**WHAT THE TASK ASKS**
Copy the lines from the start of the records below through the line containing "plt.rcParams['font.family'] = ['Liberation", both included, and leave out the pictures.

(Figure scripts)

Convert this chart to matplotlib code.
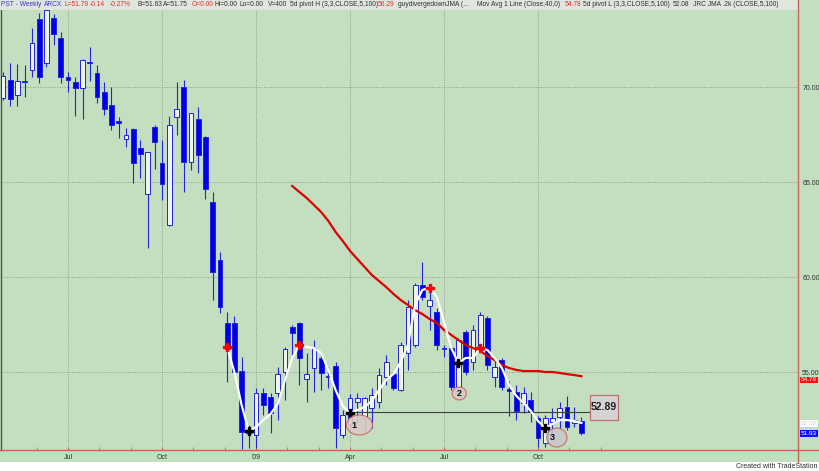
import matplotlib
matplotlib.use("Agg")
import matplotlib.pyplot as plt
from matplotlib.patches import Rectangle, Ellipse
from matplotlib.lines import Line2D
import matplotlib.transforms as mtransforms

plt.rcParams['font.family'] = ['Liberation Sans', 'DejaVu Sans']

# weekly OHLC, PST (Apr 2008 .. Nov 2009)
opens = [69.42, 70.37, 69.58, 70.32, 70.89, 73.58, 71.26, 73.63, 72.58, 70.53,
         70.26, 69.95, 71.32, 70.74, 69.74, 69.05, 68.20, 67.26, 67.79, 66.79,
         64.37, 67.90, 66.00, 62.74, 68.42, 70.00, 66.05, 68.30, 67.37, 63.95,
         60.89, 57.58, 57.58, 55.05, 51.95, 51.68, 53.90, 53.68, 53.90, 55.00,
         57.37, 57.58, 54.63, 55.21, 55.74, 54.79, 55.32, 51.68, 52.26, 53.42,
         52.58, 53.10, 53.42, 54.74, 54.90, 54.05, 56.00, 56.42, 59.58, 58.47,
         58.16, 56.26, 56.26, 54.21, 57.10, 55.53, 56.16, 57.84, 54.74, 55.63,
         54.10, 53.95, 53.37, 53.53, 52.58, 51.26, 52.37, 52.63, 53.16, 52.32,
         52.42]
highs = [70.79, 71.26, 71.20, 71.16, 73.10, 73.90, 74.20, 73.84, 72.90, 70.79,
         70.53, 71.45, 72.10, 71.16, 70.26, 70.00, 68.42, 67.84, 67.84, 67.20,
         66.60, 68.00, 67.20, 68.50, 70.26, 70.37, 68.65, 68.95, 67.40, 64.47,
         61.32, 58.16, 57.95, 55.79, 52.20, 54.16, 54.16, 53.90, 55.26, 56.32,
         57.47, 57.63, 56.00, 56.68, 56.05, 55.26, 55.53, 53.00, 53.84, 53.90,
         53.68, 54.16, 55.21, 55.90, 55.00, 56.58, 58.79, 59.70, 60.79, 59.42,
         58.37, 56.42, 56.37, 56.79, 57.20, 57.47, 58.16, 57.95, 55.63, 55.74,
         54.53, 54.32, 54.20, 53.95, 52.70, 52.74, 53.10, 53.42, 53.74, 53.16,
         52.63]
lows = [69.32, 69.00, 69.00, 69.47, 70.53, 70.20, 71.05, 72.20, 70.20, 69.74,
        68.47, 68.30, 70.30, 69.16, 68.53, 67.74, 67.32, 66.84, 64.95, 65.20,
        61.53, 65.68, 64.05, 62.70, 67.47, 64.47, 65.63, 65.47, 64.10, 58.80,
        58.10, 54.47, 54.84, 50.95, 51.00, 51.00, 52.74, 51.79, 52.47, 53.53,
        55.90, 54.30, 53.42, 53.95, 54.05, 54.16, 51.00, 51.53, 51.84, 52.32,
        51.95, 52.05, 53.10, 54.32, 54.05, 54.00, 55.10, 56.30, 58.80, 57.20,
        56.16, 55.80, 54.05, 54.20, 54.84, 55.10, 56.05, 55.10, 54.21, 54.05,
        52.68, 52.47, 52.84, 52.37, 51.05, 51.05, 51.58, 51.95, 51.95, 52.10,
        51.68]
closes = [70.58, 69.37, 70.32, 70.26, 72.32, 70.53, 74.05, 72.79, 70.53, 70.37,
          69.95, 71.42, 71.26, 69.47, 68.84, 68.00, 68.12, 67.47, 66.00, 66.47,
          66.58, 67.10, 64.90, 68.00, 68.84, 66.05, 68.63, 66.42, 64.63, 60.26,
          58.42, 56.20, 55.00, 51.84, 51.80, 53.90, 53.26, 52.84, 54.90, 56.21,
          57.05, 55.74, 54.90, 56.26, 54.95, 54.74, 52.05, 52.74, 53.63, 53.63,
          53.63, 53.79, 54.84, 55.53, 54.16, 56.42, 58.42, 59.58, 58.95, 58.79,
          56.42, 56.20, 54.21, 56.68, 55.00, 57.20, 58.00, 55.37, 55.26, 54.21,
          54.00, 52.95, 53.90, 52.90, 51.53, 52.58, 52.58, 53.10, 52.10, 52.47,
          51.79]

# Mov Avg 1 Line (Close,40,0), starts at bar 40
ma_start = 40
ma40 = [64.79, 64.47, 64.16, 63.79, 63.42, 62.95, 62.37, 61.89, 61.37, 60.95,
        60.53, 60.11, 59.79, 59.47, 59.11, 58.79, 58.53, 58.26, 58.05, 57.79,
        57.58, 57.21, 56.95, 56.68, 56.42, 56.26, 56.11, 55.84, 55.63, 55.37,
        55.21, 55.11, 55.05, 55.05, 55.05, 55.00, 55.00, 54.95, 54.89, 54.84,
        54.78]

# JRC JMA line, starts at bar 31
jma_start = 31
jma = [56.32, 55.00, 53.26, 51.89, 52.11, 52.47, 52.79, 53.32, 54.58, 55.74,
       56.42, 56.32, 56.26, 56.00, 55.11, 54.05, 53.21, 52.84, 53.00, 53.16,
       53.47, 54.05, 54.58, 54.89, 55.53, 56.42, 58.53, 59.32, 59.42, 58.95,
       57.63, 56.26, 55.47, 55.74, 55.74, 56.26, 56.16, 55.74, 55.21, 54.32,
       53.74, 53.37, 52.95, 52.42, 52.05, 52.26, 52.47, 52.47, 52.42, 52.32]

pivot_high_idx = [31, 41, 59, 66]
pivot_low_idx = [34, 48, 63, 75]

support_level = 52.89
support_from = 48
support_to = 84.9

# circled labels 1,2,3 (centre bar, centre value, width, height)
circle_labels = ['1', '2', '3']
circle_x = [49.3, 63.1, 76.6]
circle_y = [52.21, 53.87, 51.55]
circle_w = [3.6, 1.95, 2.8]
circle_h = [1.05, 0.68, 1.0]

quarter_pos = [9, 22, 35, 48, 61, 74]
quarter_labels = ['Jul', 'Oct', "'09", 'Apr', 'Jul', 'Oct']
month_pos = [4.7, 13.3, 17.7, 26.3, 30.7, 39.3, 43.7, 52.3, 56.7, 65.3, 69.7, 78.3, 82.7]
price_ticks = [55, 60, 65, 70]

BG = '#c3dfc0'
BLUE = '#0000e6'
EDGE = '#c8645a'

fig = plt.figure(figsize=(8.2, 4.71), dpi=100)
fig.patch.set_facecolor(BG)
ax = fig.add_axes([1 / 820, 21 / 471, 797 / 820, 450 / 471])
ax.set_facecolor(BG)
ax.set_xlim(-0.28, 109.96)
ax.set_ylim(50.895, 74.579)

# grid
for p in price_ticks:
    ax.axhline(p, color='#8c9c8c', lw=0.7, ls=(0, (1, 1.5)), zorder=0)
for q in quarter_pos:
    ax.axvline(q, color='#8c9c8c', lw=0.7, ls=(0, (1, 1.5)), zorder=0)

# candles
for i in range(len(opens)):
    o, h, l, c = opens[i], highs[i], lows[i], closes[i]
    ax.vlines(i, l, h, color='#2424d8', lw=0.8, zorder=2)
    up = c > o
    bottom = min(o, c)
    height = max(abs(c - o), 0.07)
    ax.bar(i, height, bottom=bottom, width=0.66,
           color='#eef4ec' if up else BLUE, edgecolor='#2424d8',
           linewidth=0.7, zorder=3)

# moving average and JMA
ax.plot(range(ma_start, ma_start + len(ma40)), ma40, color='#e00000', lw=1.6, zorder=4)
jx = list(range(jma_start, jma_start + len(jma)))
ax.plot(jx, jma, color='white', lw=1.6, zorder=5)
ax.plot(pivot_high_idx, [jma[i - jma_start] for i in pivot_high_idx], 'P',
        color='#ff0000', ms=5.5, zorder=6)
ax.plot(pivot_low_idx, [jma[i - jma_start] for i in pivot_low_idx], 'P',
        color='black', ms=5.5, zorder=6)

# support line and value box
ax.plot([support_from, support_to], [support_level, support_level],
        color='#404040', lw=0.8, zorder=4)
ax.add_patch(Rectangle((81.2, support_level - 0.4), 3.8, 1.3,
                       facecolor='#d4d4d4', edgecolor='#c07070', lw=0.9, zorder=6))
ax.text(83.1, support_level + 0.25, f'{support_level:.2f}', ha='center', va='center',
        fontsize=7.5, fontweight='bold', color='#202020', zorder=7)

for lab, cx, cy, w, hgt in zip(circle_labels, circle_x, circle_y, circle_w, circle_h):
    fc = '#c8c8c8' if lab == '3' else '#d9c9c6'
    ax.add_patch(Ellipse((cx, cy), w, hgt, facecolor=fc, edgecolor='#d06060',
                         lw=0.8, alpha=0.9, zorder=6))
    tx = cx - w * 0.2 if lab != '2' else cx
    ax.text(tx, cy, lab, ha='center', va='center', fontsize=6.5,
            fontweight='bold', color='#101010', zorder=7)

# axes styling
for s in ['top', 'right', 'bottom']:
    ax.spines[s].set_visible(False)
ax.spines['left'].set_color('#505050')
ax.spines['left'].set_linewidth(1.0)

ax.set_xticks(quarter_pos)
ax.set_xticklabels(quarter_labels)
ax.set_xticks(month_pos, minor=True)
ax.tick_params(axis='x', which='major', length=2, color=EDGE, direction='in',
               labelsize=5, labelcolor='#303030', pad=3)
ax.tick_params(axis='x', which='minor', length=2, color=EDGE, direction='in')

ax.set_yticks(price_ticks)
ax.set_yticklabels([f'{p:.2f}' for p in price_ticks])
ax.yaxis.tick_right()
ax.tick_params(axis='y', length=0, labelsize=5, labelcolor='#303030', pad=3)

# right value flags (the MA flag sits just under the 55.00 label)
trans = mtransforms.blended_transform_factory(ax.transAxes, ax.transData)
flags = [(54.58, '54.78', '#ff1010', 'white'),
         (52.29, '52.08', 'white', '#d0d0d0'),
         (51.76, '51.93', '#1010ee', 'white')]
for val, txt, fc, tc in flags:
    ax.text(1.0035, val, txt, transform=trans, ha='left', va='center', fontsize=4.6,
            color=tc, clip_on=False,
            bbox=dict(boxstyle='square,pad=0.12', fc=fc, ec='none'))

# frame lines across the figure
fig.add_artist(Line2D([0, 1], [21 / 471, 21 / 471], color=EDGE, lw=1.0))
fig.add_artist(Line2D([798 / 820, 798 / 820], [9 / 471, 1], color=EDGE, lw=1.0))
fig.add_artist(Rectangle((0, 0), 1, 9 / 471, transform=fig.transFigure,
                         facecolor='white', edgecolor='none'))
fig.text(0.997, 4.5 / 471, 'Created with TradeStation', ha='right', va='center',
         fontsize=5, color='#303030')

# header strip
fig.add_artist(Rectangle((0, 1 - 10 / 471), 798 / 820, 10 / 471, transform=fig.transFigure,
                         facecolor='#dfe6dd', edgecolor='none'))
header = [(1, 'PST - Weekly', '#3a3ac8'), (44, 'ARCX', '#3a3ac8'),
          (65, 'L=51.79', '#e03030'), (90, '-0.14', '#e03030'), (110, '-0.27%', '#e03030'),
          (138, 'B=51.63', '#303030'), (163, 'A=51.75', '#303030'),
          (192, 'O=0.00', '#e03030'), (215, 'Hi=0.00', '#303030'),
          (240, 'Lo=0.00', '#303030'), (268, 'V=400', '#303030'),
          (290, '5d pivot H (3,3,CLOSE,5,100)', '#303030'), (378, '56.29', '#e03030'),
          (398, 'guydivergedownJMA (...', '#303030'),
          (477, 'Mov Avg 1 Line (Close,40,0)', '#303030'), (565, '54.78', '#e03030'),
          (583, '5d pivot L (3,3,CLOSE,5,100)', '#303030'), (673, '52.08', '#303030'),
          (693, 'JRC JMA .2k (CLOSE,5,100)', '#303030')]
for px, txt, col in header:
    fig.text(px / 820, 1 - 5 / 471, txt, ha='left', va='center', fontsize=4.8, color=col)

fig.savefig('out.png', dpi=100, facecolor=BG)
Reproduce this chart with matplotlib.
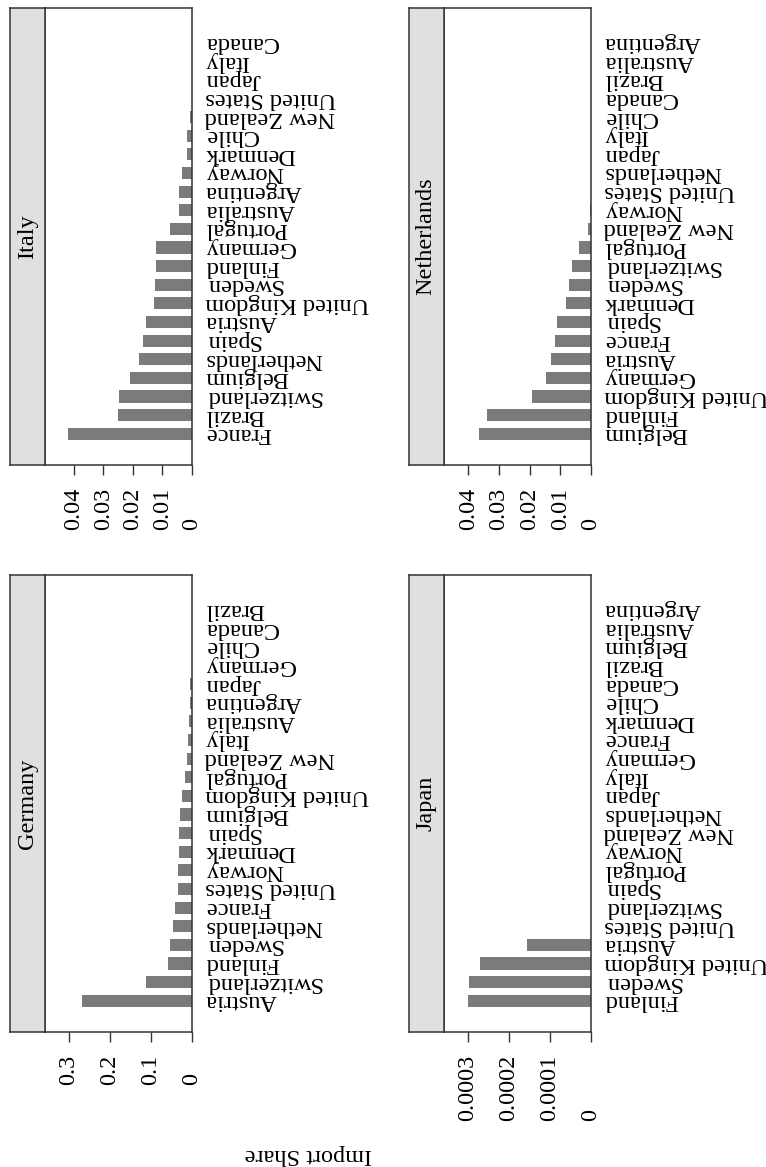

**OUTPUT**
Convert this chart to matplotlib code.
import matplotlib
matplotlib.use("Agg")
import matplotlib.pyplot as plt
from matplotlib.patches import Rectangle, Ellipse
from matplotlib.lines import Line2D
import matplotlib.transforms as mtransforms

plt.rcParams['font.family'] = ['Liberation Sans', 'DejaVu Sans']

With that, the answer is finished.